M is for Mindset

Audio as read by Lynn Thomas

There is a lot of talk about mindset in education today, and I agree, it is important; I just think that we put too much emphasis on only one type of mindset and we need to broaden our scope. I see mindset on three levels that are interdependent, picture three concentric circles if you will. In the centre is have, surrounding that is encourage, and surrounding that is support.
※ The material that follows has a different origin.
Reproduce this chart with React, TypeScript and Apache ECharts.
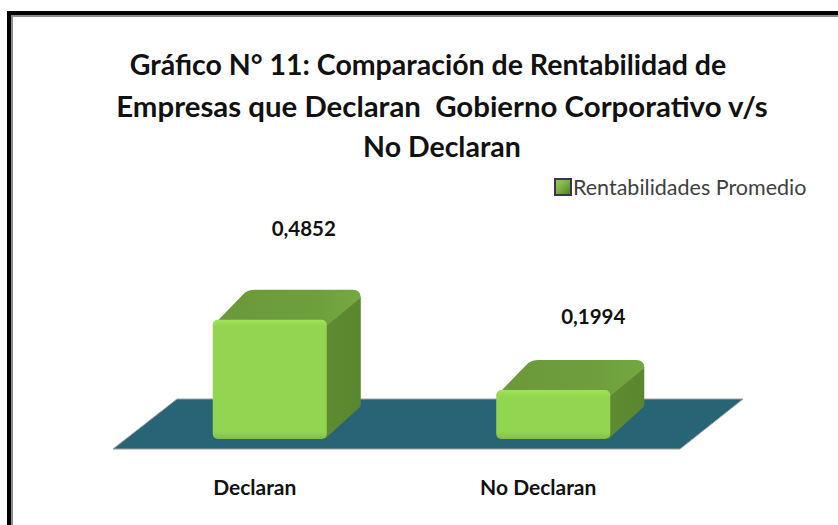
import React, { useEffect, useRef } from "react";
import * as echarts from "echarts";

const categories = ["Declaran", "No Declaran"];
const values = [0.4852, 0.1994];
const valueLabels = ["0,4852", "0,1994"];
const seriesName = "Rentabilidades Promedio";
const titleLines = [
  "Gráfico N° 11: Comparación de Rentabilidad de",
  "Empresas que Declaran  Gobierno Corporativo v/s",
  "No Declaran",
];
const titleCentres = [428, 442, 442];
const titleTops = [49, 91, 131];
const titleSizes = [28.5, 29.4, 28.5];
const labelLift = [92, 74];
const labelNudge = [0, 6];

const W = 838;
const H = 525;
const FONT = "Lato";
const GRID = { left: 113, width: 567, top: 193.2, height: 245.8 };
const DX = 34;
const DY = 30;
const BAR_W = 114;
const BAR_SHIFT = 15;

const renderBar = (params: any, api: any) => {
  const i = api.value(0);
  const [cx, top] = api.coord([i, api.value(1)]);
  const [, base] = api.coord([i, 0]);
  const l = cx + BAR_SHIFT - BAR_W / 2;
  const r = l + BAR_W;
  const sideBottom = base - DY + 1;
  const R = 5;
  const edge = Math.min(0.4, 7 / (base - top));
  const topPath = `M${l} ${top + 6} L${l + DX - 2} ${top - DY + 3} Q${l + DX + 2} ${top - DY} ${l + DX + 8} ${top - DY} L${r + DX - 8} ${top - DY} Q${r + DX} ${top - DY} ${r + DX} ${top - DY + 8} L${r} ${top + 6} Z`;
  const sidePath = `M${r - 2} ${top + 5} L${r + DX} ${top - DY + 7} L${r + DX} ${sideBottom - 5} Q${r + DX} ${sideBottom - 3} ${r + DX - 3} ${sideBottom - 1} L${r - 2} ${base} Z`;
  return {
    type: "group",
    children: [
      {
        type: "path",
        shape: { pathData: sidePath },
        style: {
          fill: new echarts.graphic.LinearGradient(0, 0, 1, 0, [
            { offset: 0, color: "#5F8B32" },
            { offset: 1, color: "#5B8630" },
          ]),
        },
      },
      {
        type: "path",
        shape: { pathData: topPath },
        style: {
          fill: new echarts.graphic.LinearGradient(0, 0, 1, 0, [
            { offset: 0, color: "#6A983A" },
            { offset: 0.7, color: "#6F9F3D" },
            { offset: 1, color: "#74A840" },
          ]),
        },
      },
      {
        type: "rect",
        shape: { x: l, y: top, width: BAR_W, height: base - top, r: R },
        style: {
          fill: new echarts.graphic.LinearGradient(0, 0, 0, 1, [
            { offset: 0, color: "#A0E456" },
            { offset: edge, color: "#93D451" },
            { offset: 1 - edge, color: "#93D451" },
            { offset: 1, color: "#82BE48" },
          ]),
        },
      },
      {
        type: "text",
        style: {
          text: valueLabels[i],
          x: l + BAR_W / 2 + DX + labelNudge[i],
          y: top - labelLift[i],
          align: "center",
          verticalAlign: "middle",
          font: `bold 20.5px ${FONT}`,
          fill: "#111111",
        },
      },
    ],
  };
};

const renderFloor = (params: any, api: any) => {
  const [c0, y0] = api.coord([0, 0]);
  const [c1] = api.coord([1, 0]);
  const band = c1 - c0;
  const x0 = c0 - band / 2;
  const x1 = c1 + band / 2;
  const front = y0 + 10;
  const back = y0 - 40;
  return {
    type: "group",
    children: [
      {
        type: "polygon",
        shape: {
          points: [
            [x0, front],
            [x1, front],
            [x1 + 63, back],
            [x0 + 64, back],
          ],
        },
        style: { fill: "#266476", stroke: "#A0A0A0", lineWidth: 1 },
      },
    ],
  };
};

export default function App() {
  const ref = useRef<HTMLDivElement>(null);
  useEffect(() => {
    document.body.style.margin = "0";
    const chart = echarts.init(ref.current!, undefined, { renderer: "svg" });
    chart.setOption({
      animation: false,
      backgroundColor: "#FFFFFF",
      title: titleLines.map((text, i) => ({
        text,
        left: titleCentres[i],
        top: titleTops[i],
        padding: 0,
        textAlign: "center",
        textStyle: {
          fontFamily: FONT,
          fontWeight: "bold",
          fontSize: titleSizes[i],
          color: "#111111",
        },
      })),
      legend: {
        data: [{ name: seriesName, icon: "rect" }],
        left: 554,
        top: 176,
        padding: 0,
        itemWidth: 16,
        itemHeight: 16,
        itemGap: 4,
        textStyle: { fontFamily: FONT, fontSize: 21.5, color: "#404040", padding: [0, 0, 0, -3] },
        itemStyle: {
          color: new echarts.graphic.LinearGradient(0, 0, 1, 1, [
            { offset: 0, color: "#93D451" },
            { offset: 0.5, color: "#78AE42" },
            { offset: 1, color: "#4F7A2A" },
          ]),
          borderColor: "#3F3151",
          borderWidth: 2,
        },
      },
      grid: GRID,
      xAxis: {
        type: "category",
        data: categories,
        axisLine: { show: false },
        axisTick: { show: false },
        axisLabel: {
          margin: 37,
          fontFamily: FONT,
          fontWeight: "bold",
          fontSize: 21,
          color: "#111111",
        },
      },
      yAxis: { type: "value", min: 0, max: 1, show: false, splitLine: { show: false } },
      graphic: [
        { type: "rect", shape: { x: 7, y: 11, width: 4, height: H - 11 }, style: { fill: "#000000" }, silent: true },
        { type: "rect", shape: { x: 7, y: 11, width: W - 7, height: 4 }, style: { fill: "#000000" }, silent: true },
        { type: "rect", shape: { x: 11, y: 15, width: 2, height: H - 15 }, style: { fill: "#8C8C8C" }, silent: true },
        { type: "rect", shape: { x: 11, y: 15, width: W - 11, height: 2 }, style: { fill: "#8C8C8C" }, silent: true },
      ],
      series: [
        {
          type: "custom",
          name: "floor",
          renderItem: renderFloor,
          data: [[0, 0]],
          silent: true,
          z: 1,
        },
        {
          type: "custom",
          name: seriesName,
          renderItem: renderBar,
          encode: { x: 0, y: 1 },
          data: values.map((v, i) => [i, v]),
          itemStyle: { color: "#6FA03C" },
          z: 2,
        },
      ],
    });
    return () => chart.dispose();
  }, []);
  return <div ref={ref} style={{ width: W, height: H }} />;
}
This may seem redundant, but it helps me really flesh out how I see mindset.

HAVE

What mindset do we have as a teacher? As a person? What is our prime focus, our motivation? How deeply do we truly explore our own mindset? Our mindset can’t be merely surface-level nods to the appropriate response of “I believe in growth mindset” or whatever the latest trend may be because what we believe deeply will always reveal itself and be reflected no matter how much we like to think we can cover it up. This came to light for me recently when I had the opportunity to co-host with Doug Peterson and Stephen Hurley on the VoicEd podcast This Week in Ontario Edublogs. The program features discussion of various blogs by educators in Ontario. One of the posts was particularly poignant to me. In fact, it was quite disturbing. A Guy Walks into a Bar, from The Beast, a blog co-authored Kelly MacKay and Andrea Kerr, relays the conversation of two people on a date at a bar. This may sound rather mundane, but it is anything but when the conversation dives into the exploration of privilege. The importance of deep self-reflection becomes apparent as seemingly innocuous comments and attitudes reveal an ugliness beneath. A further example of how apparently harmless quips become insidious indoctrination into extremist ideologies is shown in this Twitter feed from Joanna Schroeder about how social media is used to promote white supremacist and racist ideologies by undermining the idea that privilege exists. This post drove home the idea of how easily our personal beliefs, our mindset, is reflected positively or negatively in everything we do and there is no way NOT to have it affect our teaching and our students so we better have a very clear and realistic grasp of our own attitudes, biases, and beliefs.

ENCOURAGE

What mindset we encourage happens in a number of ways. Part of it goes back to HAVE and what we silently reflect, what we model every day. The other part is more explicit in how we teach. What methods are we using? If we teach to the test, the mindset will be one that sees failure as negative and that learning doesn’t matter, the mark does. The methodologies we incorporate in our classrooms speak volumes in encouraging a positive student mindset. Kathleen Carroll, in her article from Edsurge, Teenage Brains Are Elastic. That’s a Big Opportunity for Social-Emotional Learning, outlines the importance of mindset and how using methods that encompass social-emotional learning develop a mindset ripe for life-long learning. She says:

“Social-emotional learning, or SEL, encompasses the broad spectrum of skills, attitudes and values that promote success in school and in life, things like managing emotions, setting and achieving goals, persevering through adversity and working in a team. It explicitly acknowledges the importance of mindset and the fundamentally interpersonal project of education, in which knowledge is developed through a series of trusting relationships between teachers, students and peers.”

Kathleen Carroll

One technique described in Carroll’s article that encourage this type of learning is referenced as “maze moments”. Looking at learning as navigating through a maze

“[gives] teenagers a new way to understand and articulate their roles as not-yet-perfect masters in school and in life. Instead of a frustrated “I don’t get it,” students can visualize their position in the maze: what they’ve learned so far, what they don’t yet know, and how they might persist past this current challenge to chart a different path and solve the problem.”

Kathleen Carroll

Do the techniques we use every day, whether that be in how we deliver a lesson, or our assessment methods, promote this kind of social-emotional learning? Again, we need to deeply examine what messages are being sent silently in our classrooms that can encourage or discourage positive student mindset.

SUPPORT

You may think HAVE and ENCOURAGE covers it, but I think SUPPORT is vital. Examining and adjusting our own mindset and the methods and assessments we utilize in class go a long way in supporting student mindset regarding learning, but we all know that mindset goes much deeper than one area of life. Our daily practice also needs to support the whole child including their personal mindset, in other words, their mental health and wellness. I have talked about mental health and wellness in my blog posts before (see The Long Dark Days of November and H is for Happy), but it is paramount in my opinion that we focus a great deal more on it throughout our curriculum, not just in health class. A person whose mindset is affected by stress, grief, depression, anxiety, etc cannot learn to their full potential. Thus, the first step in being supportive is understanding, in which case people need to be more educated, myths and misconceptions need to be revealed for what they are and the stigma needs to be reduced. Addressing mental health and wellness – because we ALL have mental health – should rank first in supporting healthy, positive mindsets.